Michael wonders how does one measure the success of Docker? Total number of individual contributors and partners? “It would be interesting to come up with a good way of modeling-out how you measure a company operating in the new stack space,” says Michael. “What are the key numbers for them, if not revenue? If it’s not revenue, which is always the easiest and most generic, how do you measure their success?”
Regarding monetization, Michael believes that Docker is doing what’s to be expected from a software-driven enterprise: selling software. Waiting in the wings is Docker Hub Enterprise, to meet the demand for private Docker repositories. Michael was surprised at an apparent shift of focus toward “enabling software development, or as they said, ‘microservices,’ rather than enabling cloud.”

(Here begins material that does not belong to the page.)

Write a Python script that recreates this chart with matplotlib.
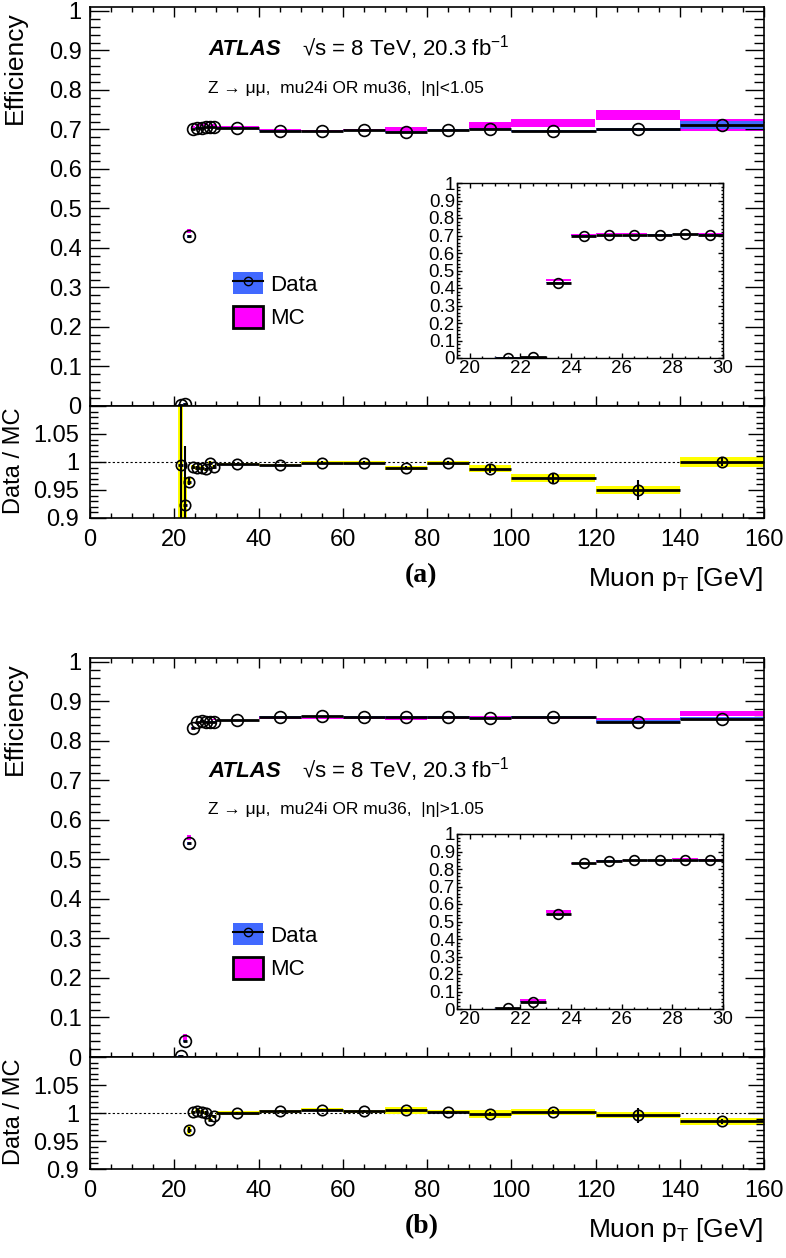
import matplotlib
matplotlib.use('Agg')
import matplotlib.pyplot as plt
import numpy as np
from matplotlib.ticker import MultipleLocator, FuncFormatter
from matplotlib.patches import Patch
from matplotlib.lines import Line2D

plt.rcParams['font.family'] = ['Liberation Sans', 'DejaVu Sans']
plt.rcParams['mathtext.fontset'] = 'custom'
plt.rcParams['mathtext.rm'] = 'Liberation Sans'
plt.rcParams['mathtext.it'] = 'Liberation Sans:italic'
plt.rcParams['mathtext.bf'] = 'Liberation Sans:bold'

W, H = 786, 1258
BLUE = '#4169ff'
MAGENTA = '#ff00ff'
YELLOW = '#ffff00'

# muon pT bin edges [GeV]
edges = np.array([21, 22, 23, 24, 25, 26, 27, 28, 29, 30, 40, 50, 60, 70, 80, 90, 100, 120, 140, 160])

# (a) |eta| < 1.05
eff_data_a = [0.002, 0.005, 0.430, 0.700, 0.703, 0.703, 0.705, 0.707, 0.705, 0.704, 0.697, 0.696, 0.698, 0.694, 0.698, 0.702, 0.696, 0.700, 0.712]
err_data_a = [0.002, 0.002, 0.004, 0.002, 0.002, 0.002, 0.002, 0.002, 0.002, 0.001, 0.001, 0.001, 0.001, 0.002, 0.002, 0.002, 0.003, 0.004, 0.010]
eff_mc_a = [0.002, 0.0054, 0.444, 0.706, 0.711, 0.711, 0.714, 0.7085, 0.711, 0.707, 0.700, 0.697, 0.699, 0.701, 0.699, 0.711, 0.717, 0.737, 0.712]
err_mc_a = [0.002, 0.002, 0.005, 0.002, 0.002, 0.002, 0.002, 0.002, 0.002, 0.002, 0.002, 0.002, 0.002, 0.004, 0.003, 0.007, 0.0095, 0.012, 0.015]
ratio_a = [0.994, 0.923, 0.965, 0.991, 0.989, 0.989, 0.987, 0.998, 0.991, 0.996, 0.995, 0.999, 0.999, 0.990, 0.998, 0.988, 0.971, 0.950, 1.000]
ratio_stat_a = [0.3, 0.105, 0.006, 0.003, 0.003, 0.003, 0.003, 0.003, 0.003, 0.002, 0.002, 0.002, 0.002, 0.003, 0.003, 0.007, 0.010, 0.017, 0.008]
ratio_sys_a = [0.3, 0.05, 0.006, 0.003, 0.003, 0.003, 0.003, 0.003, 0.003, 0.002, 0.002, 0.002, 0.002, 0.0035, 0.004, 0.006, 0.0076, 0.0067, 0.0082]

# (b) |eta| > 1.05
eff_data_b = [0.003, 0.041, 0.541, 0.834, 0.847, 0.851, 0.849, 0.849, 0.849, 0.852, 0.861, 0.862, 0.861, 0.860, 0.860, 0.858, 0.860, 0.849, 0.856]
err_data_b = [0.002, 0.003, 0.004, 0.002, 0.002, 0.002, 0.002, 0.002, 0.002, 0.001, 0.001, 0.001, 0.001, 0.002, 0.002, 0.002, 0.002, 0.003, 0.004]
eff_mc_b = [0.002, 0.050, 0.556, 0.833, 0.844, 0.849, 0.849, 0.859, 0.854, 0.852, 0.858, 0.857, 0.858, 0.856, 0.858, 0.860, 0.858, 0.853, 0.869]
err_mc_b = [0.002, 0.008, 0.007, 0.002, 0.002, 0.002, 0.002, 0.002, 0.002, 0.002, 0.002, 0.002, 0.003, 0.004, 0.002, 0.004, 0.003, 0.006, 0.007]
ratio_b = [np.nan, np.nan, 0.970, 1.001, 1.004, 1.002, 1.000, 0.988, 0.994, 1.000, 1.003, 1.006, 1.003, 1.005, 1.002, 0.998, 1.002, 0.996, 0.985]
ratio_stat_b = [np.nan, np.nan, 0.005, 0.003, 0.003, 0.003, 0.003, 0.003, 0.003, 0.002, 0.002, 0.002, 0.002, 0.003, 0.002, 0.004, 0.004, 0.0135, 0.004]
ratio_sys_b = [np.nan, np.nan, 0.008, 0.003, 0.003, 0.003, 0.003, 0.003, 0.003, 0.003, 0.003, 0.003, 0.003, 0.006, 0.0025, 0.0075, 0.005, 0.005, 0.006]

left = edges[:-1]
width = np.diff(edges)
cen = left + width / 2.0


def box(x0, y0, x1, y1):
    # pixel box (top-left origin) -> figure fraction rect
    return [x0 / W, 1 - y1 / H, (x1 - x0) / W, (y1 - y0) / H]


def fmt(v, pos):
    return '%g' % round(v, 3)


def draw_eff(ax, data, derr, mc, merr, ms):
    data, derr, mc, merr = map(np.asarray, (data, derr, mc, merr))
    ax.bar(left, 2 * merr, width, bottom=mc - merr, align='edge', color=MAGENTA, lw=0, zorder=1)
    ax.bar(left, 2 * derr, width, bottom=data - derr, align='edge', color=BLUE, lw=0, zorder=2)
    ax.hlines(data, left, left + width, color='k', lw=2, zorder=3)
    ax.plot(cen, data, 'o', ms=ms, mfc='none', mec='k', mew=1.2, zorder=4)


def draw_ratio(ax, r, rstat, rsys):
    r, rstat, rsys = map(np.asarray, (r, rstat, rsys))
    ok = ~np.isnan(r)
    ax.axhline(1, color='k', lw=0.8, ls=(0, (2, 2)), zorder=0.5)
    ax.bar(left[ok], 2 * rsys[ok], width[ok], bottom=r[ok] - rsys[ok], align='edge', color=YELLOW, lw=0, zorder=1)
    ax.hlines(r[ok], left[ok], left[ok] + width[ok], color='k', lw=2, zorder=2)
    ax.vlines(cen[ok], r[ok] - rstat[ok], r[ok] + rstat[ok], color='k', lw=1.5, zorder=2)
    ax.plot(cen[ok], r[ok], 'o', ms=7.5, mfc='none', mec='k', mew=1.2, zorder=3)


def style(ax, ylen, xlen, lw=1.2, size=17, pad=6):
    ax.tick_params(which='both', direction='in', top=True, right=True, width=1, labelsize=size, pad=pad)
    ax.yaxis.set_tick_params(which='major', length=ylen)
    ax.yaxis.set_tick_params(which='minor', length=ylen / 2)
    ax.xaxis.set_tick_params(which='major', length=xlen)
    ax.xaxis.set_tick_params(which='minor', length=xlen / 2)
    for s in ax.spines.values():
        s.set_linewidth(lw)


fig = plt.figure(figsize=(W / 100, H / 100), dpi=100)

panels = [
    ('a', 0, eff_data_a, err_data_a, eff_mc_a, err_mc_a, ratio_a, ratio_stat_a, ratio_sys_a,
     55, 93, 'Z → μμ,  mu24i OR mu36,  |η|<1.05'),
    ('b', 651, eff_data_b, err_data_b, eff_mc_b, err_mc_b, ratio_b, ratio_stat_b, ratio_sys_b,
     777, 814, 'Z → μμ,  mu24i OR mu36,  |η|>1.05'),
]

for tag, off, dd, de, mm, me, rr, rs, ry, y_atlas, y_z, zlabel in panels:
    ax = fig.add_axes(box(90, 7 + off, 764, 406 + off))
    rax = fig.add_axes(box(90, 406 + off, 764, 518 + off))

    draw_eff(ax, dd, de, mm, me, ms=8.5)
    ax.set_xlim(0, 160)
    ax.set_ylim(0, 1.01)
    ax.xaxis.set_major_locator(MultipleLocator(20))
    ax.xaxis.set_minor_locator(MultipleLocator(5))
    ax.yaxis.set_major_locator(MultipleLocator(0.1))
    ax.yaxis.set_minor_locator(MultipleLocator(0.02))
    ax.yaxis.set_major_formatter(FuncFormatter(fmt))
    style(ax, 14, 7.2)
    ax.tick_params(labelbottom=False)

    draw_ratio(rax, rr, rs, ry)
    rax.set_xlim(0, 160)
    rax.set_ylim(0.9, 1.1)
    rax.xaxis.set_major_locator(MultipleLocator(20))
    rax.xaxis.set_minor_locator(MultipleLocator(5))
    rax.yaxis.set_major_locator(MultipleLocator(0.05))
    rax.yaxis.set_minor_locator(MultipleLocator(0.01))
    rax.yaxis.set_major_formatter(FuncFormatter(lambda v, p: '' if v > 1.06 else fmt(v, p)))
    style(rax, 11.5, 7.2, pad=8)
    rax.tick_params(which='both', top=False)

    # inset zoom on the turn-on
    iax = fig.add_axes(box(457, 183 + off, 723, 358 + off))
    draw_eff(iax, dd, de, mm, me, ms=7)
    iax.set_xlim(19.5, 30)
    iax.set_ylim(0, 1)
    iax.xaxis.set_major_locator(MultipleLocator(2))
    iax.xaxis.set_minor_locator(MultipleLocator(0.5))
    iax.yaxis.set_major_locator(MultipleLocator(0.1))
    iax.yaxis.set_minor_locator(MultipleLocator(0.02))
    iax.yaxis.set_major_formatter(FuncFormatter(fmt))
    style(iax, 3.6, 3.6, lw=1.0, size=13.5, pad=1.5)

    # legend
    h_data = (Patch(facecolor=BLUE, edgecolor='none'),
              Line2D([], [], color='k', lw=1.5, marker='o', ms=6, mfc='none', mec='k'))
    h_mc = Patch(facecolor=MAGENTA, edgecolor='k', lw=2)
    ax.legend([h_data, h_mc], ['Data', 'MC'], loc='upper left',
              bbox_to_anchor=(233 / W, 1 - (272 + off) / H), bbox_transform=fig.transFigure,
              frameon=False, fontsize=16, handlelength=1.35, handleheight=1.15,
              handletextpad=0.3, labelspacing=0.45, borderpad=0, borderaxespad=0)

    # labels
    fig.text(208 / W, 1 - y_atlas / H, 'ATLAS', fontsize=16, fontweight='bold', fontstyle='italic', va='baseline')
    fig.text(302 / W, 1 - y_atlas / H, '√s = 8 TeV, 20.3 fb$^{-1}$', fontsize=16, va='baseline')
    fig.text(208 / W, 1 - y_z / H, zlabel, fontsize=12.5, va='baseline')

    fig.text(15 / W, 1 - (11 + off) / H, 'Efficiency', fontsize=19, rotation=90, ha='center', va='top')
    fig.text(14 / W, 1 - (461 + off) / H, 'Data / MC', fontsize=17, rotation=90, ha='center', va='center')
    fig.text(763 / W, 1 - (586 + off) / H, r'Muon p$_\mathregular{T}$ [GeV]', fontsize=19, ha='right', va='baseline')
    fig.text(405 / W, 1 - (582 + off) / H, '(%s)' % tag, fontsize=20, fontweight='bold',
             family='Liberation Serif', va='baseline')

fig.savefig('out.png', dpi=100)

Alex notes that developing applications for distributed infrastructure is by definition enabling cloud. “It’s almost like they’re talking about the cloud but they’re not talking about it,” says Alex, “because it’s just assumed.”
“Docker has been pretty adept at building out actual commercial tools,” says Alex. “This event was more about products than we’ve ever heard from Docker.”
Michael wonders what the point of all of this activity is. “The end result is more or less a D.I.Y. PaaS,” he says.
“It’s almost like the de-composed PaaS,” says Alex.
Michael compares it to the LAMP stack, and to a kit car, and finally to making butter coffee without a recipe. “If it’s not PaaS, it’s just middleware, then,” Michael says, “it’s just a stack to run your applications on.”
Docker has opened up the new stack to the many companies who would like to program their way out of the analog world. These companies need PaaS, says Alex, but not as the vendors have constructed them. “The users are saying, ‘this is actually how we’re going to do it.'”
“There’s not an agreed-upon standard for all players in the industry,” says Michael. “When you have that situation, the standard is ‘whatever code is running is the most successful.’ In that instance, it’s not unexpected that people will try to come up with alternative ways of doing containers or doing container management.”
Both Alex and Michael notice that Docker doesn’t talk about “containers” much, and they agree that Docker would like to see the “Docker” name become synonymous with “containers,” much like Xerox and Kleenex have become synonymous with their flagship products.
Alex also senses continued and wise efforts on the part of Docker to build for the developer, and to be good stewards of their expanding community, coupled with Docker’s shrewd approach to branding.
“Docker’s focus on building-out the Docker technology forced Google to think through who they really are,” says Alex, “and they (Google) have been working with containers for a while”
“They’ve put some of their biggest talents behind the Google cloud efforts over the last six to twelve months.”
“I think Kubernetes is perhaps the most interesting thing we’ve seen come from Google in a long time,” Alex says, crediting Docker with influencing Google’s cloud strategy in this regard.
As he is struck by the notion that Docker’s influence is more catalytic than ever, Alex concludes that tracking these influences throughout the industry merits further research for future shows and posts on The New Stack.